Behind the tall man a white leg and foot can be seen... and by the woman's hand near him, a person's face appears to be peeking at the photographer. The leg appears to be a full sized man's, yet if the man was there -- and certainly if he was bent down to peek -- more of his body would be plainly visible.

        The poster claims that the photographer's negative of the shot also shows the extra figure, and that the photographer had no way to explain it's presence in the picture; there had been no one crouched down in the shot at the time, and no one was there when the group left. The poster had a friend who was working with the police, and they arranged for the photograph to be examined by a 'police photographer' who declared the photo was "genuine and not faked."

        The poster of the picture and story explained that a Glasgow medium had predicted he would receive such a picture, and that two other mediums were able to confirm his possession of a spirit photo.

Theories and Questions

       It was immediately suggested that the image was a photoshop alteration, based on the fact that the top image has surface damage next to the tall man's leg that is not seen in the closeup... but if real, it's likely that the writer of the account could have gotten an enlargement of the suspicious features made by the original photographer, and that each picture is literally a different copy of the original image. Also, one of the respondents to this initial accusation -- a user called "Jack hayes" -- claimed that the police examined the photo "over and over, and found no real evidence that it was fake"... which makes me suspect the police had some evidence, and that 'Jack hayes' is likely the original poster of the pictures and account.

        Many of the people commenting on the page came to one of two conclusions for a mundane explanation of the extra figure in the photo. The first proposed idea was that the man was holding a scarf behind his back for his wife, which is what looks like a leg, and that his hand and ring are what looks like the face and eye. I don't see it myself; I see a foot and an eye... but that's not proof either way.
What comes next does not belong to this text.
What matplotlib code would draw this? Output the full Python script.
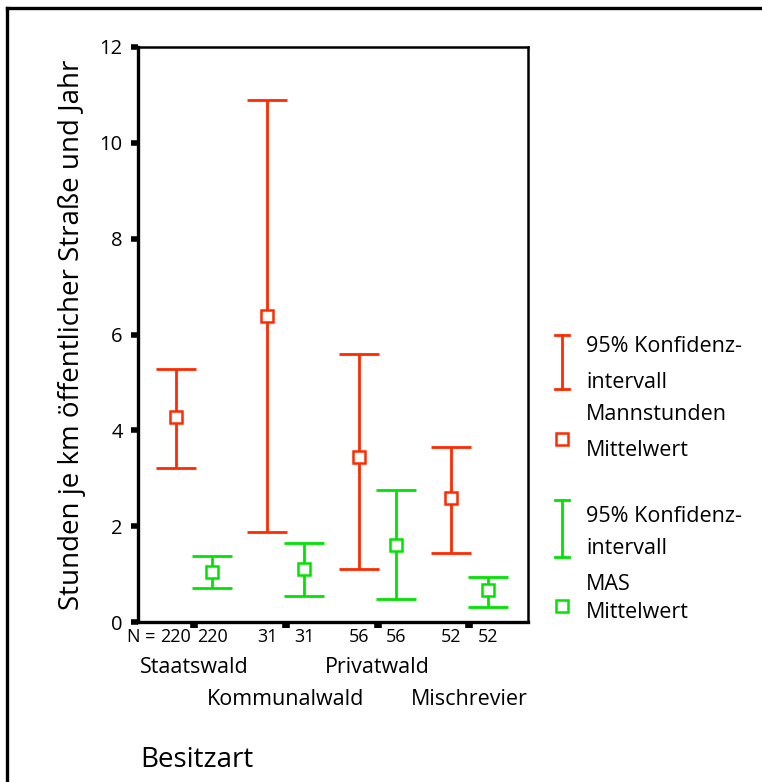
import matplotlib
matplotlib.use("Agg")
import matplotlib.pyplot as plt
from matplotlib.lines import Line2D
from matplotlib.transforms import blended_transform_factory
import numpy as np

plt.rcParams['font.family'] = ['Open Sans', 'DejaVu Sans']

# --- data -------------------------------------------------------------
categories = ["Staatswald", "Kommunalwald", "Privatwald", "Mischrevier"]
n_cases = [220, 31, 56, 52]

mann_mean = [4.27, 6.38, 3.44, 2.58]
mann_lo = [3.22, 1.87, 1.10, 1.43]
mann_hi = [5.27, 10.89, 5.60, 3.66]

mas_mean = [1.04, 1.10, 1.60, 0.66]
mas_lo = [0.705, 0.54, 0.48, 0.32]
mas_hi = [1.37, 1.65, 2.76, 0.93]

y_ticks = [0, 2, 4, 6, 8, 10, 12]

RED = "#ff2a00"
GREEN = "#00e400"

W, H = 762, 782
fig = plt.figure(figsize=(W / 100, H / 100), dpi=100)


def fx(px):
    return px / W


def fy(py):
    return 1 - py / H


ax = fig.add_axes([fx(138), fy(622), fx(528) - fx(138), fy(47) - fy(622)])

pos = np.arange(1, len(categories) + 1)
off = 0.2


def ci_plot(x, mean, lo, hi, color):
    mean = np.asarray(mean)
    err = np.vstack([mean - np.asarray(lo), np.asarray(hi) - mean])
    ax.errorbar(x, mean, yerr=err, fmt='none', ecolor=color, elinewidth=2.0,
                capsize=14.5, capthick=2.0, zorder=3)
    ax.plot(x, mean, ls='none', marker='s', markersize=8.5, mfc='white',
            mec=color, mew=1.8, zorder=4)


ci_plot(pos - off, mann_mean, mann_lo, mann_hi, RED)
ci_plot(pos + off, mas_mean, mas_lo, mas_hi, GREEN)

ax.set_xlim(0.39, 4.64)
ax.set_ylim(0, 12)
ax.set_yticks(y_ticks)
ax.set_yticklabels([str(t) for t in y_ticks], fontsize=14.5)
ax.set_xticks(pos)
ax.set_xticklabels([])
ax.tick_params(axis='y', direction='out', length=5, width=4, pad=6, colors='black')
ax.tick_params(axis='x', direction='out', length=4.5, width=5.5, pad=2)

for side in ('left', 'bottom'):
    ax.spines[side].set_linewidth(2.4)
for side in ('top', 'right'):
    ax.spines[side].set_linewidth(1.8)

ax.set_ylabel("Stunden je km öffentlicher Straße und Jahr", fontsize=20,
              labelpad=10)

# case counts and category names below the axis
tr = blended_transform_factory(ax.transData, ax.transAxes)
for i, (p, n) in enumerate(zip(pos, n_cases)):
    ax.annotate(str(n), xy=(p - off, 0), xycoords=tr, xytext=(0, -10.5),
                textcoords='offset points', ha='center', va='center', fontsize=13)
    ax.annotate(str(n), xy=(p + off, 0), xycoords=tr, xytext=(0, -10.5),
                textcoords='offset points', ha='center', va='center', fontsize=13)
ax.annotate("N = ", xy=(pos[0] - off, 0), xycoords=tr, xytext=(-11, -10.5),
            textcoords='offset points', ha='right', va='center', fontsize=13)

for i, (p, cat) in enumerate(zip(pos, categories)):
    dy = -33 if i % 2 == 0 else -56
    ax.annotate(cat, xy=(p, 0), xycoords=tr, xytext=(0, dy),
                textcoords='offset points', ha='center', va='center', fontsize=15.5)

fig.text(fx(140), fy(760), "Besitzart", fontsize=20, ha='left', va='center')

# outer frame (left and top edges)
fig.add_artist(Line2D([fx(7), fx(7)], [fy(8), 0], color='black', lw=2.4))
fig.add_artist(Line2D([fx(7), 1], [fy(8), fy(8)], color='black', lw=2.4))

# legend
lg = fig.add_axes([0, 0, 1, 1], facecolor='none')
lg.set_xlim(0, W)
lg.set_ylim(H, 0)
lg.axis('off')


def legend_entry(color, top, bottom, sq_y, lines):
    x = 562
    lg.plot([x, x], [top, bottom], color=color, lw=2.0)
    lg.plot([x - 7, x + 7], [top, top], color=color, lw=2.0)
    lg.plot([x - 7, x + 7], [bottom, bottom], color=color, lw=2.0)
    lg.plot([x], [sq_y], marker='s', markersize=8.5, mfc='white', mec=color,
            mew=1.8, ls='none')
    for ty, txt in lines:
        lg.text(586, ty, txt, fontsize=15.5, ha='left', va='center')


legend_entry(RED, 335, 389, 439,
             [(347, "95% Konfidenz-"), (383, "intervall"),
              (415, "Mannstunden"), (450, "Mittelwert")])
legend_entry(GREEN, 500, 557, 606,
             [(516, "95% Konfidenz-"), (549, "intervall"),
              (584, "MAS"), (613, "Mittelwert")])

fig.savefig("out.png", dpi=100)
The theory assumes that either the photographer and the poster (who was in the picture) both either failed to note the man holding a scarf, or forgot about it later, which seems unlikely.

        The second guess on the matter was that it was a child standing behind the man, and that the leg just looks full size because we see the front of one leg and the back of another... and the eye peeking at the photographer is exactly that. If true, however, not only did the child have a very large head -- the eye looks adult sized -- but neither the photographer nor the poster (who, once again, was in the photo) noticed a child hanging out, which sounds very unlikely.

        In both cases, there is an unstated assumption that the person posting the story was either wrong or lying about the strange details in the picture; and, strangely, there is also an unstated assumption that the poster was telling the truth about the origins of the photo to begin with!

        Unfortunately, though the pictures -- and to a lessor extent, the story -- have spread to many websites, there is nothing positive that can be said. Due to the fact the picture has no public display I can trace earlier than the 2009 Can You Explain These Photographs? posting, it is very possible that it could have been produced with photoshop... and with no actual information about the person who posted the story, this suspicion is hard to ignore. It's equally possible that the photo is perfectly real and vintage, but completely staged.

        This is the ongoing problem with all 'paranormal' photographs: they are only actually worth as much as the story and confirmable details that come with them, no matter how interesting they look. So for now, this account is marked as "Unreliable" until such a time as either more is known of the person who posted the story, or until evidence of the original event and investigation that can be dated back to around 1972 appears.